Because of the success of rural financing projects in Benin, the government in 2006 established a ministry of rural finance within the ministry of finance, headed by a woman. In many communities in the developing world – not only in Africa – women are not entitled to land. In Ethiopia, we worked with the government to support communities where women have the right to land, just as their husbands.
We focus on natural resource management, which is key in rural areas in terms of climate change. We help communities’ rural populations to be able to adapt to the impact of climate change.
So you can see the transformational activities that we’re in, transforming the mindset and getting people to allow women to have access to financial services, access to land, to resources, water for irrigation. I can go on and on!
The point is that we affect the policy environment of a country through results on the ground – convincing them that this is an investment that is good for the country, good for the future.
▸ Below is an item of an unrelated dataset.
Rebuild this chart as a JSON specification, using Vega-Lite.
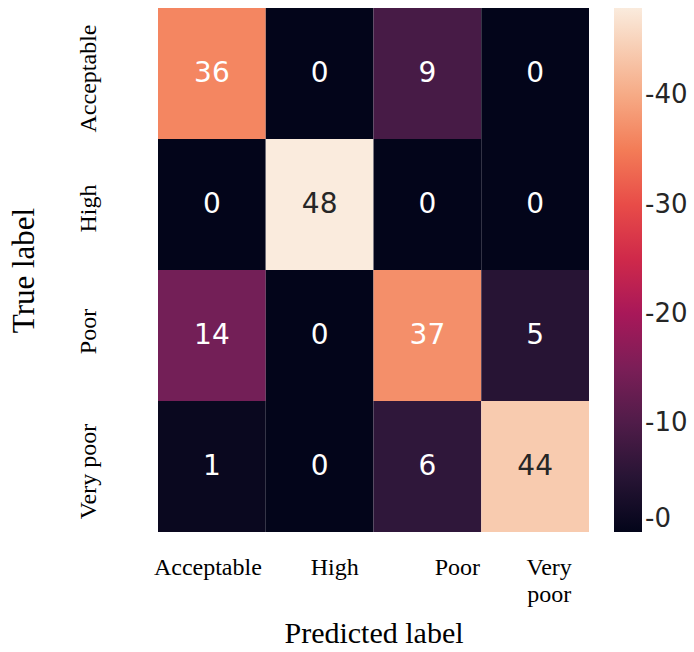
{
  "$schema": "https://vega.github.io/schema/vega-lite/v6.json",
  "width": 431,
  "height": 524,
  "padding": {"left": 8, "top": 8, "right": 2, "bottom": 0},
  "background": "#ffffff",
  "data": {
    "values": [
      {"actual": "Acceptable", "predicted": "Acceptable", "count": 36},
      {"actual": "Acceptable", "predicted": "High", "count": 0},
      {"actual": "Acceptable", "predicted": "Poor", "count": 9},
      {"actual": "Acceptable", "predicted": "Very poor", "count": 0},
      {"actual": "High", "predicted": "Acceptable", "count": 0},
      {"actual": "High", "predicted": "High", "count": 48},
      {"actual": "High", "predicted": "Poor", "count": 0},
      {"actual": "High", "predicted": "Very poor", "count": 0},
      {"actual": "Poor", "predicted": "Acceptable", "count": 14},
      {"actual": "Poor", "predicted": "High", "count": 0},
      {"actual": "Poor", "predicted": "Poor", "count": 37},
      {"actual": "Poor", "predicted": "Very poor", "count": 5},
      {"actual": "Very poor", "predicted": "Acceptable", "count": 1},
      {"actual": "Very poor", "predicted": "High", "count": 0},
      {"actual": "Very poor", "predicted": "Poor", "count": 6},
      {"actual": "Very poor", "predicted": "Very poor", "count": 44}
    ]
  },
  "encoding": {
    "x": {
      "field": "predicted",
      "type": "nominal",
      "sort": ["Acceptable", "High", "Poor", "Very poor"],
      "scale": {"paddingInner": 0, "paddingOuter": 0},
      "axis": {
        "title": "Predicted label",
        "titleFont": "Liberation Serif",
        "titleFontSize": 30,
        "titleFontWeight": "normal",
        "titleColor": "#000000",
        "titlePadding": 12,
        "labelFont": "Liberation Serif",
        "labelFontSize": 24,
        "labelColor": "#000000",
        "labelAngle": 0,
        "labelAlign": "center",
        "labelBaseline": "top",
        "labelPadding": 23,
        "labelLineHeight": 27,
        "labelExpr": "datum.label == 'Very poor' ? ['Very', 'poor'] : datum.label",
        "labelOffset": {"expr": "datum.value == 'Acceptable' ? -4 : datum.value == 'High' ? 15 : datum.value == 'Poor' ? 30 : 14"},
        "domain": false,
        "ticks": false,
        "tickSize": 0
      }
    },
    "y": {
      "field": "actual",
      "type": "nominal",
      "sort": ["Acceptable", "High", "Poor", "Very poor"],
      "scale": {"paddingInner": 0, "paddingOuter": 0},
      "axis": {
        "title": "True label",
        "titleFont": "Liberation Serif",
        "titleFontSize": 31,
        "titleFontWeight": "normal",
        "titleColor": "#000000",
        "titlePadding": 36,
        "labelFont": "Liberation Serif",
        "labelFontSize": 24,
        "labelColor": "#000000",
        "labelAngle": 270,
        "labelAlign": "center",
        "labelBaseline": "bottom",
        "labelPadding": 58,
        "labelOffset": {"expr": "datum.value == 'Acceptable' ? 5 : datum.value == 'High' ? 4 : datum.value == 'Poor' ? -4 : 5"},
        "domain": false,
        "ticks": false,
        "tickSize": 0
      }
    }
  },
  "layer": [
    {
      "mark": {"type": "rect", "strokeWidth": 0},
      "encoding": {
        "color": {
          "field": "count",
          "type": "quantitative",
          "scale": {
            "type": "linear",
            "domain": [0, 48],
            "nice": false,
            "interpolate": "rgb",
            "range": ["#03051A", "#35193E", "#701F57", "#AD1759", "#E13342", "#F37651", "#F6B48F", "#FAEBDD"]
          },
          "legend": {
            "title": null,
            "orient": "right",
            "direction": "vertical",
            "offset": 25,
            "gradientLength": 524,
            "gradientThickness": 28,
            "gradientStrokeWidth": 0,
            "values": [0, 10, 20, 30, 40],
            "labelExpr": "'-' + datum.label",
            "labelFont": "DejaVu Sans",
            "labelFontSize": 26,
            "labelColor": "#262626",
            "labelOffset": 3,
            "labelBaseline": "middle",
            "labelOverlap": false
          }
        }
      }
    },
    {
      "mark": {"type": "text", "font": "DejaVu Sans", "fontSize": 28, "baseline": "middle", "align": "center"},
      "encoding": {
        "text": {"field": "count", "type": "quantitative"},
        "color": {"condition": {"test": "datum.count >= 40", "value": "#262626"}, "value": "#ffffff"}
      }
    }
  ],
  "config": {"view": {"stroke": null}}
}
Let me conclude by saying the overarching issue for us here is the role of smallholder agriculture in food security. Eighty percent of farmers in the developing world, Africa included, are smallholder farms owning less than two hectares. You cannot bring about a transformation of agriculture and food security without smallholder population being part of the solution. We must stop looking at smallholder agriculture as a way of life where people have been condemned to poverty.
Smallholders, whether they are farmers, or fishermen and women, or foresters, are engaged in an economic activity at a subsistence level. If we see this activity as a business that needs to make a profit, our role therefore is to say, ‘How can we transform this business into a profitable entrepreneurship?’
What is gratifying for me is that a few years ago you would not hear people talking smallholder agriculture as a business. At the World Economic Forum on Africa, I heard over and over again where top government officials and the private sector have come to recognize that global food security cannot be achieved without the engagement of smallholder agriculture. I think that is the message: governments should invest in agriculture as a business and create the environment for smallholders to enter into economic activities that are profitable.